> Recorded data:
══════════
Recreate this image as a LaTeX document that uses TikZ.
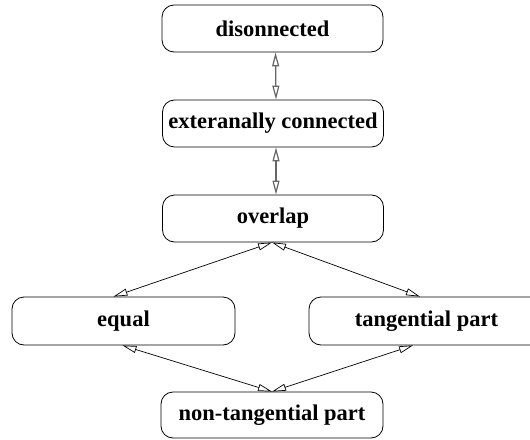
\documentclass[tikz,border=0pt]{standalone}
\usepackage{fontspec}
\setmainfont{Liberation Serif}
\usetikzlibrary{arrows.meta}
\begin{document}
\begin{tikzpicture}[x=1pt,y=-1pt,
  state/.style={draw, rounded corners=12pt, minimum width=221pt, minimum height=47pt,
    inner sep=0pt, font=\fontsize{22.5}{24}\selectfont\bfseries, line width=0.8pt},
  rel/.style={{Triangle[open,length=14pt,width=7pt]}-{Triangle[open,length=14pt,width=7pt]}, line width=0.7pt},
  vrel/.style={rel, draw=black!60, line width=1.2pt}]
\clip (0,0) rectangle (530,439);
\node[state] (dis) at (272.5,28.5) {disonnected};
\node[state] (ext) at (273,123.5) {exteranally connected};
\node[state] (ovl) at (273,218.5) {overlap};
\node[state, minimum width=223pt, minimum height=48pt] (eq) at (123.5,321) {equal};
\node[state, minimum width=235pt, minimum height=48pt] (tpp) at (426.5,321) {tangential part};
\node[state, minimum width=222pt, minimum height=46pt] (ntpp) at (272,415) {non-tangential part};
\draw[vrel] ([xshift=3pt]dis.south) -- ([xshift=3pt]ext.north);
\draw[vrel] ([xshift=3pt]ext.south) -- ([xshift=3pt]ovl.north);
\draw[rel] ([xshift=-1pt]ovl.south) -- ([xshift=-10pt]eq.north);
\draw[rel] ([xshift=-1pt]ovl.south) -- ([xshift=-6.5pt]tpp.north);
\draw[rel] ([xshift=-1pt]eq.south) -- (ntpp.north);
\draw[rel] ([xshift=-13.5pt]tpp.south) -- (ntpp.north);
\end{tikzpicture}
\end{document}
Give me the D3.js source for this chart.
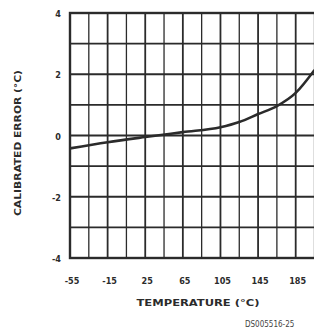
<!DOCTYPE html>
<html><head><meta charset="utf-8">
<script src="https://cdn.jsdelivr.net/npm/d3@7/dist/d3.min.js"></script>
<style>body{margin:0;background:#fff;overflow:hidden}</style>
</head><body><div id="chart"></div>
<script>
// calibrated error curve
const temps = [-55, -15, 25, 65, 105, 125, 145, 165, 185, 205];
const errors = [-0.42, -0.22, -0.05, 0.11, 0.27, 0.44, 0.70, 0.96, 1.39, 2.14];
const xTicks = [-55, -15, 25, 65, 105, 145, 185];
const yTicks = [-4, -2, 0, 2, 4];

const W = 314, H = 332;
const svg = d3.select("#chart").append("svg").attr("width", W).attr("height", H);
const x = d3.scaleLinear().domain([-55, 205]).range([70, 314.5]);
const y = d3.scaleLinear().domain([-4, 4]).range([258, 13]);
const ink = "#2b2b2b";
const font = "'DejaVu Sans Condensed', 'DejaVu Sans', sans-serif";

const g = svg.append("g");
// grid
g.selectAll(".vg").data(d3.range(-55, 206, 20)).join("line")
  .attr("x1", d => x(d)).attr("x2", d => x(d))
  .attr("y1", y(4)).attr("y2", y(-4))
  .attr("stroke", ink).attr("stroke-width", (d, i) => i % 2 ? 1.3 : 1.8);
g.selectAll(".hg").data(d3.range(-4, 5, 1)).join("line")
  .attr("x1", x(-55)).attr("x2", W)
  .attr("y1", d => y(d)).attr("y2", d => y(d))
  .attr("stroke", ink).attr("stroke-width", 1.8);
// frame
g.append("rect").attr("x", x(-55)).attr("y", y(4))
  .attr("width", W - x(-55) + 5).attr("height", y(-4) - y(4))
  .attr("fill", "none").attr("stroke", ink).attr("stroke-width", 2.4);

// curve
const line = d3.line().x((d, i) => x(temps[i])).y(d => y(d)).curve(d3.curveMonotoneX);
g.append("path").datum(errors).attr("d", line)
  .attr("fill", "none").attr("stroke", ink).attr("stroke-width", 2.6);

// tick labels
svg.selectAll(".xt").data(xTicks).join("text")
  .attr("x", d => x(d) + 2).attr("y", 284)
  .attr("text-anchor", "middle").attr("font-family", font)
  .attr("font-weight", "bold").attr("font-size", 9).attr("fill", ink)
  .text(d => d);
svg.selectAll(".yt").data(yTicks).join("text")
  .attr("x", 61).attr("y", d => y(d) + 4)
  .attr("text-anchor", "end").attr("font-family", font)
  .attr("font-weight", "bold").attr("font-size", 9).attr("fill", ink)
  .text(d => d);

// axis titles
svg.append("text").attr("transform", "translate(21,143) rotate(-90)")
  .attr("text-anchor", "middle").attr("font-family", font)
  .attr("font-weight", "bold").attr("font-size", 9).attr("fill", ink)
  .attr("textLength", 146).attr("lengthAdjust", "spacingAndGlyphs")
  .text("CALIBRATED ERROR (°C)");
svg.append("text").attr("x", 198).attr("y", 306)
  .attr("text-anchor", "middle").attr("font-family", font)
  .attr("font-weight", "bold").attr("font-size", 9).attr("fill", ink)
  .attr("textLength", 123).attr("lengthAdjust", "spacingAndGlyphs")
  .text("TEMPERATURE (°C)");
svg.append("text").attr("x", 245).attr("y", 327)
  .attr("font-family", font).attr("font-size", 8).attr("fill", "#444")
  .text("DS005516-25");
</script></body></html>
══════════
> Goal: Skipping the pictures, transcribe each line above exactly as it appears.

> Reply:
Recreate this image as a LaTeX document that uses TikZ.
\documentclass[tikz,border=0pt]{standalone}
\usepackage{fontspec}
\setmainfont{Liberation Serif}
\usetikzlibrary{arrows.meta}
\begin{document}
\begin{tikzpicture}[x=1pt,y=-1pt,
  state/.style={draw, rounded corners=12pt, minimum width=221pt, minimum height=47pt,
    inner sep=0pt, font=\fontsize{22.5}{24}\selectfont\bfseries, line width=0.8pt},
  rel/.style={{Triangle[open,length=14pt,width=7pt]}-{Triangle[open,length=14pt,width=7pt]}, line width=0.7pt},
  vrel/.style={rel, draw=black!60, line width=1.2pt}]
\clip (0,0) rectangle (530,439);
\node[state] (dis) at (272.5,28.5) {disonnected};
\node[state] (ext) at (273,123.5) {exteranally connected};
\node[state] (ovl) at (273,218.5) {overlap};
\node[state, minimum width=223pt, minimum height=48pt] (eq) at (123.5,321) {equal};
\node[state, minimum width=235pt, minimum height=48pt] (tpp) at (426.5,321) {tangential part};
\node[state, minimum width=222pt, minimum height=46pt] (ntpp) at (272,415) {non-tangential part};
\draw[vrel] ([xshift=3pt]dis.south) -- ([xshift=3pt]ext.north);
\draw[vrel] ([xshift=3pt]ext.south) -- ([xshift=3pt]ovl.north);
\draw[rel] ([xshift=-1pt]ovl.south) -- ([xshift=-10pt]eq.north);
\draw[rel] ([xshift=-1pt]ovl.south) -- ([xshift=-6.5pt]tpp.north);
\draw[rel] ([xshift=-1pt]eq.south) -- (ntpp.north);
\draw[rel] ([xshift=-13.5pt]tpp.south) -- (ntpp.north);
\end{tikzpicture}
\end{document}
Give me the D3.js source for this chart.
<!DOCTYPE html>
<html><head><meta charset="utf-8">
<script src="https://cdn.jsdelivr.net/npm/d3@7/dist/d3.min.js"></script>
<style>body{margin:0;background:#fff;overflow:hidden}</style>
</head><body><div id="chart"></div>
<script>
// calibrated error curve
const temps = [-55, -15, 25, 65, 105, 125, 145, 165, 185, 205];
const errors = [-0.42, -0.22, -0.05, 0.11, 0.27, 0.44, 0.70, 0.96, 1.39, 2.14];
const xTicks = [-55, -15, 25, 65, 105, 145, 185];
const yTicks = [-4, -2, 0, 2, 4];

const W = 314, H = 332;
const svg = d3.select("#chart").append("svg").attr("width", W).attr("height", H);
const x = d3.scaleLinear().domain([-55, 205]).range([70, 314.5]);
const y = d3.scaleLinear().domain([-4, 4]).range([258, 13]);
const ink = "#2b2b2b";
const font = "'DejaVu Sans Condensed', 'DejaVu Sans', sans-serif";

const g = svg.append("g");
// grid
g.selectAll(".vg").data(d3.range(-55, 206, 20)).join("line")
  .attr("x1", d => x(d)).attr("x2", d => x(d))
  .attr("y1", y(4)).attr("y2", y(-4))
  .attr("stroke", ink).attr("stroke-width", (d, i) => i % 2 ? 1.3 : 1.8);
g.selectAll(".hg").data(d3.range(-4, 5, 1)).join("line")
  .attr("x1", x(-55)).attr("x2", W)
  .attr("y1", d => y(d)).attr("y2", d => y(d))
  .attr("stroke", ink).attr("stroke-width", 1.8);
// frame
g.append("rect").attr("x", x(-55)).attr("y", y(4))
  .attr("width", W - x(-55) + 5).attr("height", y(-4) - y(4))
  .attr("fill", "none").attr("stroke", ink).attr("stroke-width", 2.4);

// curve
const line = d3.line().x((d, i) => x(temps[i])).y(d => y(d)).curve(d3.curveMonotoneX);
g.append("path").datum(errors).attr("d", line)
  .attr("fill", "none").attr("stroke", ink).attr("stroke-width", 2.6);

// tick labels
svg.selectAll(".xt").data(xTicks).join("text")
  .attr("x", d => x(d) + 2).attr("y", 284)
  .attr("text-anchor", "middle").attr("font-family", font)
  .attr("font-weight", "bold").attr("font-size", 9).attr("fill", ink)
  .text(d => d);
svg.selectAll(".yt").data(yTicks).join("text")
  .attr("x", 61).attr("y", d => y(d) + 4)
  .attr("text-anchor", "end").attr("font-family", font)
  .attr("font-weight", "bold").attr("font-size", 9).attr("fill", ink)
  .text(d => d);

// axis titles
svg.append("text").attr("transform", "translate(21,143) rotate(-90)")
  .attr("text-anchor", "middle").attr("font-family", font)
  .attr("font-weight", "bold").attr("font-size", 9).attr("fill", ink)
  .attr("textLength", 146).attr("lengthAdjust", "spacingAndGlyphs")
  .text("CALIBRATED ERROR (°C)");
svg.append("text").attr("x", 198).attr("y", 306)
  .attr("text-anchor", "middle").attr("font-family", font)
  .attr("font-weight", "bold").attr("font-size", 9).attr("fill", ink)
  .attr("textLength", 123).attr("lengthAdjust", "spacingAndGlyphs")
  .text("TEMPERATURE (°C)");
svg.append("text").attr("x", 245).attr("y", 327)
  .attr("font-family", font).attr("font-size", 8).attr("fill", "#444")
  .text("DS005516-25");
</script></body></html>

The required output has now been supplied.